Time’s Stephanie Zacharek naturally compares Gaga to her predecessors:
If you’re looking for comparisons to Janet Gaynor, Judy Garland or Barbara Streisand, the other Star Is Born stars … Gaga isn’t much like any of them: She’s more like Liza Minnelli, who channeled some of her mother’s fragility but tempered it with pluckiness. When Gaga’s Ally sings, she’s less a creature from over the rainbow than a sprite from another world who has quickly learned the ropes of our own fire and earth.
And EW’s Leah Greenblatt highlights Gaga’s stripped-down look, which makes the glam pop star believable as a struggling singer-songwriter:
Gaga’s serious-actress transformation for her first major film role will undoubtedly lead the conversation, and she deserves praise for her restrained, human-scale performance as a singer whose real-girl vulnerability feels miles away from the glittery meat-dress delirium of her own stage persona.

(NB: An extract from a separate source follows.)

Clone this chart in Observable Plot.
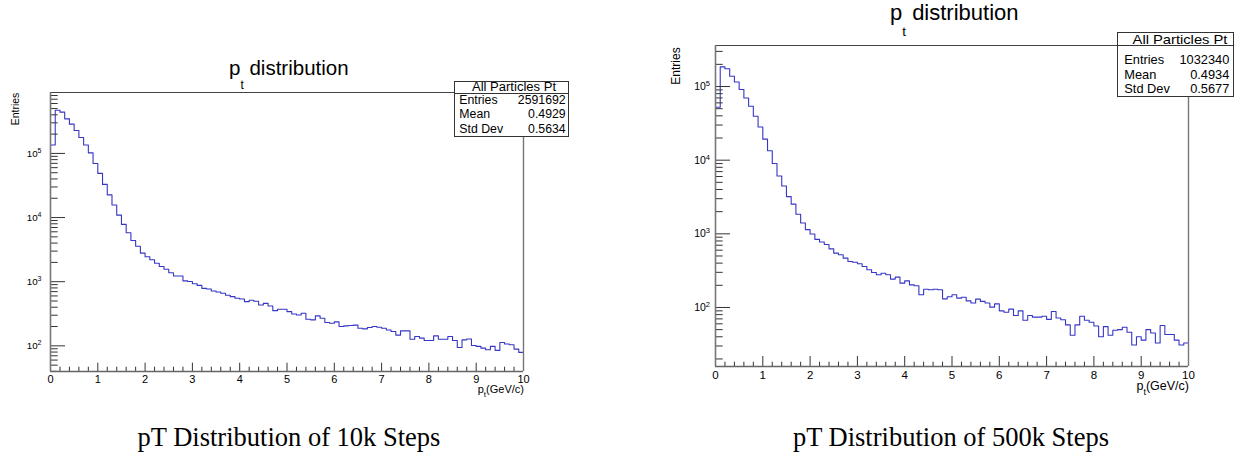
<!DOCTYPE html>
<html><head><meta charset="utf-8">
<script src="https://cdn.jsdelivr.net/npm/d3@7"></script>
<script src="https://cdn.jsdelivr.net/npm/@observablehq/plot@0.6"></script>
<style>
html,body{margin:0;padding:0;background:#fff;}
#page{position:relative;width:1237px;height:456px;overflow:hidden;color:#000;}
.abs{position:absolute;white-space:nowrap;}
.chart{position:absolute;top:0;}
.chart svg{max-width:none !important;}
</style></head><body><div id="page"></div>
<script>
// ---------- data ----------
const BIN_MIN = 0;
const BIN_WIDTH = 0.1;
const xMajorTicks = [0,1,2,3,4,5,6,7,8,9,10];
const xMinorTicks = [0.2,0.4,0.6,0.8,1.2,1.4,1.6,1.8,2.2,2.4,2.6,2.8,3.2,3.4,3.6,3.8,4.2,4.4,4.6,4.8,5.2,5.4,5.6,5.8,6.2,6.4,6.6,6.8,7.2,7.4,7.6,7.8,8.2,8.4,8.6,8.8,9.2,9.4,9.6,9.8];
const yMajorTicks = [1e2,1e3,1e4,1e5];
const yMinorMantissas = [2,3,4,5,6,7,8,9];

// 10k steps: entries per 0.1 GeV/c bin, 0..10 GeV/c
const counts10k = [
 135000,472000,440000,346000,286000,228000,177000,135000,102000,69800,
 48800,32900,22600,15700,10900,7830,5800,4400,3570,2790,
 2450,2200,1935,1730,1560,1380,1230,1230,1030,1005,
 930,875,788,769,716,691,659,614,585,551,
 538,489,513,495,433,460,419,354,371,371,
 342,314,303,322,260,254,293,269,231,225,
 236,200,205,207,210,188,184,193,200,195,
 188,177,167,147,171,171,127,140,132,121,
 121,143,127,127,140,121,94,124,128,101,
 98,92,87,98,85,113,107,104,89,79
];
// 500k steps
const counts500k = [
 52200,185000,174000,138000,115000,91000,70000,54000,39400,28200,
 19300,13400,9010,6110,4460,3200,2530,1840,1400,1140,
 995,842,775,716,625,547,519,468,421,412,
 392,360,325,298,278,292,278,243,258,214,
 230,203,197,149,177,174,177,174,131,140,
 149,134,138,123,115,130,121,115,101,112,
 90,86,95,78,90,67,78,74,74,76,
 69,88,72,68,58,42,58,76,67,63,
 56,40,55,42,49,50,54,46,31,40,
 36,50,45,33,57,43,43,36,31,33
];
const statsLabels = ["Entries","Mean","Std Dev"];
const stats10k = ["2591692","0.4929","0.5634"];
const stats500k = ["1032340","0.4934","0.5677"];
const statsTitle = "All Particles Pt";
const captions = ["pT Distribution of 10k Steps","pT Distribution of 500k Steps"];

// ---------- helpers ----------
const PAGE_W = 1237;
const SANS = "'Liberation Sans', Arial, Helvetica, sans-serif";
const SERIF = "'Liberation Serif', 'Times New Roman', serif";
const BLUE = "#3636c6";
const page = document.getElementById("page");

function makeChart(cfg){
  const steps = cfg.values.map((v,i) => ({x: BIN_MIN + i*BIN_WIDTH, v}));
  steps.push({x: BIN_MIN + cfg.values.length*BIN_WIDTH, v: cfg.values[cfg.values.length-1]});
  const [y0, y1] = cfg.yDomain;
  const yMinor = [];
  for (let e = 0; e <= 6; e++) for (const m of yMinorMantissas) {
    const val = m * Math.pow(10, e);
    if (val > y0 && val < y1) yMinor.push(val);
  }
  const frameW = cfg.width - cfg.mL - cfg.mR;
  const frameH = cfg.height - cfg.mT - cfg.mB;
  const svg = Plot.plot({
    width: cfg.width, height: cfg.height,
    marginLeft: cfg.mL, marginRight: cfg.mR, marginTop: cfg.mT, marginBottom: cfg.mB,
    style: {fontFamily: SANS, background: "transparent", overflow: "visible", color: "#000", maxWidth: "none"},
    x: {domain: [0, 10], label: null},
    y: {type: "log", domain: cfg.yDomain, label: null},
    marks: [
      Plot.line(steps, {x: "x", y: "v", curve: "step-after", stroke: BLUE, strokeWidth: 1.1}),
      Plot.tickX(xMinorTicks, {x: d => d, stroke: "#333", insetTop: frameH - cfg.xMinorLen}),
      Plot.tickX(xMajorTicks, {x: d => d, stroke: "#333", insetTop: frameH - cfg.xMajorLen}),
      Plot.tickY(yMinor, {y: d => d, stroke: "#333", insetRight: frameW - cfg.yMinorLen}),
      Plot.tickY(yMajorTicks, {y: d => d, stroke: "#333", insetRight: frameW - cfg.yMajorLen}),
      Plot.ruleY([y1], {stroke: "#444"}),
      Plot.ruleX([10], {stroke: "#777", strokeWidth: 1.4}),
      Plot.ruleX([0], {stroke: "#777", strokeWidth: 1.6}),
      Plot.ruleY([y0], {stroke: "#666", strokeWidth: 1.4}),
      Plot.axisX({ticks: xMajorTicks, tickSize: 0, tickPadding: cfg.xPad, fontSize: cfg.xFs, tickFormat: d => String(d), label: null}),
      Plot.axisY({ticks: yMajorTicks, tickSize: 0, tickPadding: cfg.yPad, fontSize: cfg.yFs, tickFormat: d => "10^" + Math.round(Math.log10(d)), label: null})
    ]
  });
  // render the decade labels as 10 with a raised exponent
  d3.select(svg).selectAll("text").each(function(){
    const s = this.textContent;
    if (!/^10\^\d+$/.test(s)) return;
    const exp = s.split("^")[1];
    const t = d3.select(this);
    t.text(null);
    t.append("tspan").text("10");
    t.append("tspan").attr("dy", "-0.5em").attr("font-size", cfg.supFs).text(exp);
  });
  const wrap = document.createElement("div");
  wrap.className = "chart";
  wrap.style.left = cfg.left + "px";
  wrap.appendChild(svg);
  page.appendChild(wrap);
}

// place a text so that its baseline sits at `base`
function addText(html, {x, base, fs, anchor = "start", sx = 1, family = SANS, lh = 1}){
  const d = document.createElement("div");
  d.className = "abs";
  d.innerHTML = html;
  const asc = family === SERIF ? 0.891 : 0.905;
  const desc = family === SERIF ? 0.216 : 0.212;
  const off = ((lh - asc - desc) / 2 + asc) * fs;
  let pos, tf, origin;
  if (anchor === "end") {
    pos = `right:${PAGE_W - x}px;`; origin = "100% 0"; tf = `scaleX(${sx})`;
  } else if (anchor === "middle") {
    pos = `left:${x}px;`; origin = "0 0"; tf = `scaleX(${sx}) translateX(-50%)`;
  } else {
    pos = `left:${x}px;`; origin = "0 0"; tf = `scaleX(${sx})`;
  }
  d.style.cssText = `${pos}top:${base - off}px;font-size:${fs}px;line-height:${lh*fs}px;font-family:${family};transform-origin:${origin};transform:${tf};`;
  page.appendChild(d);
}
function addRotated(text, {cx, cy, fs}){
  const d = document.createElement("div");
  d.className = "abs";
  d.textContent = text;
  d.style.cssText = `left:${cx}px;top:${cy}px;font-size:${fs}px;line-height:${fs}px;font-family:${SANS};transform-origin:0 0;transform:rotate(-90deg) translate(-50%,-50%);`;
  page.appendChild(d);
}
function addBox({x0, y0, x1, y1, hy}){
  const b = document.createElement("div");
  b.style.cssText = `position:absolute;left:${x0}px;top:${y0}px;width:${x1-x0}px;height:${y1-y0}px;border:1px solid #333;background:#fff;box-sizing:border-box;`;
  page.appendChild(b);
  const l = document.createElement("div");
  l.style.cssText = `position:absolute;left:${x0}px;top:${hy}px;width:${x1-x0}px;height:1px;background:#333;`;
  page.appendChild(l);
}

// ---------- charts ----------
makeChart({values: counts10k, left: 0, width: 600, height: 400, mL: 50, mR: 77, mT: 92, mB: 29,
  yDomain: [39.8, 891000], xMajorLen: 8.3, xMinorLen: 4.3, yMajorLen: 15, yMinorLen: 7.7,
  xPad: 3.8, xFs: 11, yPad: 9, yFs: 9.8, supFs: 7});
makeChart({values: counts500k, left: 660, width: 577, height: 400, mL: 55, mR: 49, mT: 45, mB: 34,
  yDomain: [15.8, 360600], xMajorLen: 10, xMinorLen: 4.3, yMajorLen: 15, yMinorLen: 7.7,
  xPad: 4.8, xFs: 11.5, yPad: 5.5, yFs: 10.5, supFs: 7.5});

// ---------- annotations: left ----------
addText('p<span style="font-size:12px;position:relative;top:14px">t</span> distribution', {x: 229, base: 75.7, fs: 20.5});
addRotated("Entries", {cx: 15, cy: 109.3, fs: 10.5});
addText('p<span style="font-size:8px;position:relative;top:4px">t</span>(GeV/c)', {x: 524, base: 393.5, fs: 11, anchor: "end", lh: 0.7});
addBox({x0: 454, y0: 81, x1: 569, y1: 137, hy: 93});
addText(statsTitle, {x: 514, base: 91.5, fs: 12.3, anchor: "middle", sx: 1.06});
[104.3, 118.3, 133.3].forEach((b, i) => {
  addText(statsLabels[i], {x: 459.3, base: b, fs: 12.3});
  addText(stats10k[i], {x: 565.7, base: b, fs: 12.3, anchor: "end"});
});

// ---------- annotations: right ----------
addText('p<span style="font-size:13.5px;position:relative;top:16px">t</span> distribution', {x: 890, base: 20.7, fs: 22});
addRotated("Entries", {cx: 676, cy: 65.8, fs: 12});
addText('p<span style="font-size:9px;position:relative;top:5px">t</span>(GeV/c)', {x: 1189, base: 391, fs: 12.5, anchor: "end", lh: 0.7});
addBox({x0: 1117, y0: 32, x1: 1234, y1: 97, hy: 45});
addText(statsTitle, {x: 1179.5, base: 44.5, fs: 12.8, anchor: "middle", sx: 1.15});
[65, 80, 94.3].forEach((b, i) => {
  addText(statsLabels[i], {x: 1124.3, base: b, fs: 12.8});
  addText(stats500k[i], {x: 1229.3, base: b, fs: 12.8, anchor: "end"});
});

// ---------- captions ----------
addText(captions[0], {x: 289, base: 446.5, fs: 26.5, anchor: "middle", family: SERIF});
addText(captions[1], {x: 951, base: 446.5, fs: 26.5, anchor: "middle", family: SERIF});
</script></body></html>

While the mostly positive reviews offer some predictable critiques—the film’s running time is too long at 135 minutes, and the regurgitated plot is fairly predictable—the high praise for Cooper’s direction, Gaga’s performance, and the pair’s on-screen chemistry is pretty ecstatic. As we enter Oscar season, A Star Is Born is already leading the pack and earning its place among its previous versions.